Essentials of Contract – Apart from above two elements, there are some other essentials of contract as well which are following;
  1. Must be Free Consent of parties - Consent is said to be free when it is not caused by coercion, undue influence, fraud, misrepresentation or mistake. 
  2. Lawful consideration - Consideration means ‘something in return’. It must be real (actual, either in cash or kind) and lawful. 
  3. Parties are competent - A person is considered competent if he is (a) 18 years of age (b) of sound mind (c) not disqualified from contracting by any law to which he is subject. 
  4. Legality of object - The basic object of contract should be legal. (Agreement of hwala, Supari are not considered contract under this act) 
  5. Agreements not expressly declared to be void by law. For example any agreement, which causes resistance in trade or marriage of any one, are expressly void in this act. 
  6. Certain - Means term of contract like type, quality, value, place, methods are to be certain. 
  7. Capable of Performance - Performance of terms of contract should be viable/possible also. 
  8. Fulfil the Legal formalities, where nature of agreement is such that it requires compliance of certain formalities. For example; Bank will accept pledge only in writing on stamp papers. 

3. Contract of Indemnity & Right of Indemnity holder

  • Contract of Indemnity (Section 124) - Contract by which one party (indemnifier) promises to save (making the loss good) the other (indemnity holder) from loss caused to him by the conduct of the promissory himself, or by the conduct (Suit – filed a case) of any other person. Example - General Insurance contracts (other than life insurance) 
  • Rights of indemnity holder (Section 125) – In simple words, in case of indemnity holder, if sued (means case filled against him) and such case is within the scope of authority of contract of Indemnity; then he can recover all the losses (in form of damages, cost or sum) from indemnifier as described follow; 
  1. All damages which he may be compelled to pay in suit. 
  2. All costs which he may be compelled to pay in bringing or defending any suit. 
  3. All sums which he has paid under the term of compromise of any suit. 
Note that, this section is not exhaustive; means does not set out all the reliefs which an indemnity holder may get.
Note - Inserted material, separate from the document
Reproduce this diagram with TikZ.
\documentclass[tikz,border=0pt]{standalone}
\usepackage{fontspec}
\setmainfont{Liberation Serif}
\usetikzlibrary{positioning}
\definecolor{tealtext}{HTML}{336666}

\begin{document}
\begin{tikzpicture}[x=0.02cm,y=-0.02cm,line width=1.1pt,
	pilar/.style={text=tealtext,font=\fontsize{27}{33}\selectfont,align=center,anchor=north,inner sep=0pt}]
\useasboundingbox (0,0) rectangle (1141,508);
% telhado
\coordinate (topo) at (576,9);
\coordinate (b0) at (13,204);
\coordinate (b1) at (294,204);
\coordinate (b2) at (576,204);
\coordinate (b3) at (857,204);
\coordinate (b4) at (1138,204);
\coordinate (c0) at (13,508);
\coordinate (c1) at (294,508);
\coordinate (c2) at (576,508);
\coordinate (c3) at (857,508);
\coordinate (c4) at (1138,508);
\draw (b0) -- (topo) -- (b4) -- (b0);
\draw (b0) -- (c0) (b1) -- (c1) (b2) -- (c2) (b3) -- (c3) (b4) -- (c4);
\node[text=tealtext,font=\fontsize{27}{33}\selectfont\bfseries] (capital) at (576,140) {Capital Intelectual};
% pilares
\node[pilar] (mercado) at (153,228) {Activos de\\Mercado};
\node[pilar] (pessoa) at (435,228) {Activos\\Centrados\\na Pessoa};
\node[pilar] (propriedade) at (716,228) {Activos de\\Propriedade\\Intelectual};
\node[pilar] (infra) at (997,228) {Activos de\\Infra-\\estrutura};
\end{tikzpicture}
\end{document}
So he may exercise right for other equitable reliefs also.

4. Contract of Guarantee (Section 126)

  • Contract of guarantee is contract to perform the promise, or discharge the liability of a third person in case of his default.Example – Bank Guarantee, as Letter of credit 
  • There are three parties to contract of guarantee; 
  1. Surety – the person who gives the guarantee is called as the ‘surety’; 
  2. Principal debtor – the person in respect of whose default the guarantee is given is called the ‘principal debtor’; 
  3. Creditor – the person to whom the guarantee is given is called the ‘creditor’. 
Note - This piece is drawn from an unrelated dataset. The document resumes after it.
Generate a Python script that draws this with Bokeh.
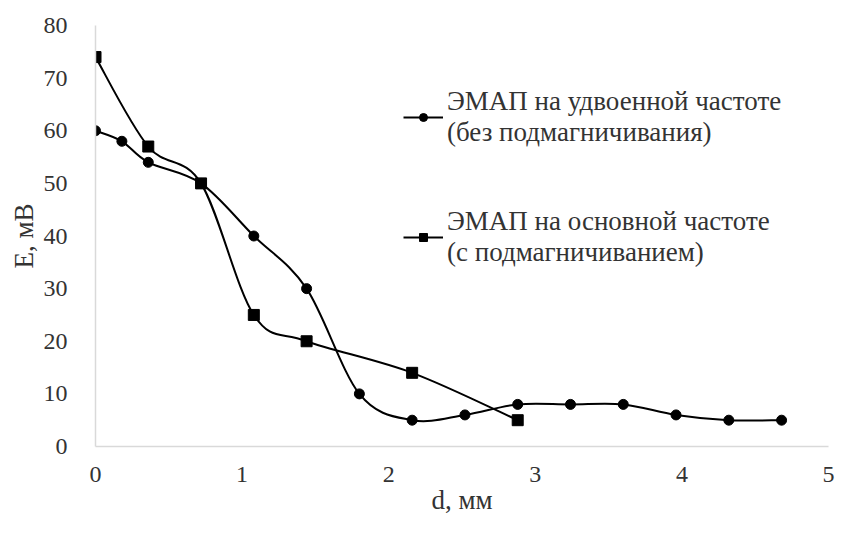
import numpy as np
from bokeh.plotting import figure
from bokeh.models import Range1d, FixedTicker, Legend, LegendItem
from bokeh.embed import file_html
from bokeh.resources import INLINE

# ---- data ----
d_double = [0, 0.18, 0.36, 0.72, 1.08, 1.44, 1.80, 2.16, 2.52, 2.88, 3.24, 3.60, 3.96, 4.32, 4.68]
e_double = [60, 58, 54, 50, 40, 30, 10, 5, 6, 8, 8, 8, 6, 5, 5]
d_main = [0, 0.36, 0.72, 1.08, 1.44, 2.16, 2.88]
e_main = [74, 57, 50, 25, 20, 14, 5]
label_double = "ЭМАП на удвоенной частоте\n(без подмагничивания)"
label_main = "ЭМАП на основной частоте\n(с подмагничиванием)"
x_ticks = [0, 1, 2, 3, 4, 5]
y_ticks = [0, 10, 20, 30, 40, 50, 60, 70, 80]
x_title = "d, мм"
y_title = "E, мВ"

FONT = "'Liberation Serif', 'Times New Roman', 'DejaVu Serif', serif"


def smooth_segments(xs, ys):
    """Catmull-Rom style Bezier control points (like Excel's smoothed line)."""
    x = np.asarray(xs, float)
    y = np.asarray(ys, float)
    n = len(x)
    xp = np.concatenate([[x[0]], x, [x[-1]]])
    yp = np.concatenate([[y[0]], y, [y[-1]]])
    i = np.arange(n - 1)
    cx0 = xp[i + 1] + (xp[i + 2] - xp[i]) / 6.0
    cy0 = yp[i + 1] + (yp[i + 2] - yp[i]) / 6.0
    cx1 = xp[i + 2] - (xp[i + 3] - xp[i + 1]) / 6.0
    cy1 = yp[i + 2] - (yp[i + 3] - yp[i + 1]) / 6.0
    return dict(x0=x[:-1], y0=y[:-1], x1=x[1:], y1=y[1:],
                cx0=cx0, cy0=cy0, cx1=cx1, cy1=cy1)


p = figure(width=835, height=517, output_backend="svg", toolbar_location=None,
           x_range=Range1d(0, 5), y_range=Range1d(0, 80),
           min_border_left=95, min_border_right=7, min_border_top=25, min_border_bottom=60)

p.grid.visible = False
p.outline_line_color = None
p.background_fill_color = "white"
p.border_fill_color = "white"

for ax in (p.xaxis[0], p.yaxis[0]):
    ax.axis_line_color = "#d9d9d9"
    ax.axis_line_width = 1.5
    ax.major_tick_line_color = None
    ax.minor_tick_line_color = None
    ax.major_label_text_font = FONT
    ax.major_label_text_font_size = "24px"
    ax.major_label_text_color = "#333333"
    ax.axis_label_text_font = FONT
    ax.axis_label_text_font_size = "27px"
    ax.axis_label_text_font_style = "normal"
    ax.axis_label_text_color = "#333333"

p.xaxis.ticker = FixedTicker(ticks=x_ticks)
p.yaxis.ticker = FixedTicker(ticks=y_ticks)
p.xaxis.major_label_standoff = 14
p.yaxis.major_label_standoff = 22
p.xaxis.axis_label = x_title
p.yaxis.axis_label = y_title
p.xaxis.axis_label_standoff = 0
p.yaxis.axis_label_standoff = 2

# series 1: circles, smoothed line
s1 = smooth_segments(d_double, e_double)
p.bezier(x0=s1["x0"], y0=s1["y0"], x1=s1["x1"], y1=s1["y1"],
         cx0=s1["cx0"], cy0=s1["cy0"], cx1=s1["cx1"], cy1=s1["cy1"],
         line_color="black", line_width=2)
m1 = p.scatter(d_double, e_double, marker="circle", size=10, color="black")

# series 2: squares, smoothed line
s2 = smooth_segments(d_main, e_main)
p.bezier(x0=s2["x0"], y0=s2["y0"], x1=s2["x1"], y1=s2["y1"],
         cx0=s2["cx0"], cy0=s2["cy0"], cx1=s2["cx1"], cy1=s2["cy1"],
         line_color="black", line_width=2)
m2 = p.scatter(d_main, e_main, marker="square", size=11, color="black")

# legend line proxies (no visible data)
lg1 = p.line(x=[np.nan, np.nan], y=[np.nan, np.nan], line_color="black", line_width=2)
lg2 = p.line(x=[np.nan, np.nan], y=[np.nan, np.nan], line_color="black", line_width=2)

legend = Legend(items=[LegendItem(label=label_double, renderers=[lg1, m1]),
                       LegendItem(label=label_main, renderers=[lg2, m2])],
                location=(308, 178), orientation="vertical",
                label_text_font=FONT, label_text_font_size="27px",
                label_text_color="#333333", label_text_line_height=0.97,
                glyph_width=40, glyph_height=20, label_standoff=4,
                spacing=58, padding=0, margin=0,
                border_line_color=None, background_fill_alpha=0)
p.add_layout(legend, "center")

open("out.html", "w").write(file_html(p, INLINE))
5. Contract of Bailment (Section 148)

  • Contract of bailment is the delivery of goods by one person to another for some purpose, upon a contract that they shall, when the purpose is accomplished, by returned or otherwise disposed of according to the directions of the person delivering them. Example – Cloths given to tailor for stitching 
  • The bailment consists of 
  1. Bailor – the person delivering the goods, and 
  2. Bailee – the person to whom the goods are delivered. 

6. Contract of Pledge (Section 172)

  • Bailment of goods as security for payment of a debt or performance of a promise is called ‘pledge’. A pledge is a bailment of moveable property by way of security. Example – ‘Activity of keeping gold’ as security in gold loan by muthoot, manappuram etc. 
  • The parties to pledge are; 
  1. Pawner – The bailor in this case is called as pawner; 
  2. Pawnee – the bailee in this is case as pawnee. 

7. Contract of Agency (Section 182)

  • Agent is a person employed to do any act for another or to represent another in dealing with the third person. The person for whom such act is done, or who is so represented is called the Principal. 
  • Test of Agency 
  1. Whether the person has the capacity to bind the principal and make him answerable to the third party. 
  2. Whether he can establish privity of contract between the principal and third parties. 
  • If the answer to these questions is in affirmative (Yes), then there is a relationship of agency. 
  • Thus, Agency' is a comprehensive word used to describe the relationship between one person and another, where the first mentioned person brings the second mentioned person into legal relation with others. The Rule of Agency is based on the maxim "Quit facit per alium, facit per se" i.e., he who acts through an agent is himself acting.